Metso is also using 3D printing to manufacture tools used to make parts for minerals consumables. Earlier this year, the company announced the development of its “Digital Garage,” an initiative that focuses on identifying and pursuing new digital business development ideas and turning them into quickly implementable concepts and prototypes. Through the Digital Garage, Metso iterates and prototypes ideas in only weeks.
Metso was formed in 1999 through the merger of Valmet Corporation and Rauma Corporation. At that time, Rauma Corporation was known for its mining, aggregates, foundry, forest machinery and valve solutions, while Valmet Corporation focused on paper and board machines as well as car contract manufacturing. In the last decade, Metso’s business has expanded dramatically, opening up new service centers and technology centers across the Americas, Asia and the Middle East. The Finnish company serves customers around the world, and places great value on keeping up with the latest technology, including 3D printing and other Industry 4.0 technologies.
“The beauty of 3D printing is that it allows the customer to have devices whose new properties can only be implemented using the 3D printing method,” said Jani Puroranta, Metso’s Chief Digital Officer. “With certain products, a key benefit for the customer can be exceptionally quick delivery times.”

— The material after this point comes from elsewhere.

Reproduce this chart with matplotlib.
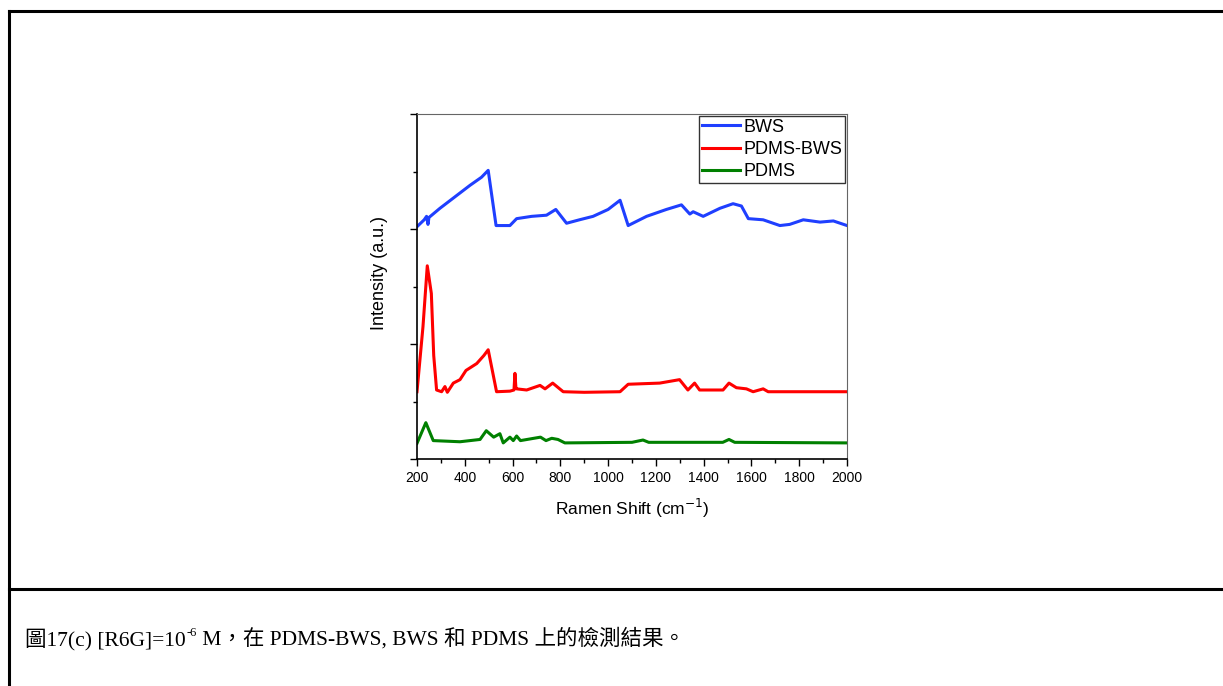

3D printed valves may not be as glamorous as, say, a 3D printed rocket engine or 3D printed human tissue, but components like this are vital to their industry, and Metso’s dedication to digital technology helps to keep it highly competitive. The valves were created using 3D printing not only to save time and money, but to enhance performance as well. It will be interesting to see if other companies in Metso’s field follow suit, if they aren’t doing so already. Metso’s 3D printed valves were created at the company’s Helsinki plant, and have officially been shipped to their first customer.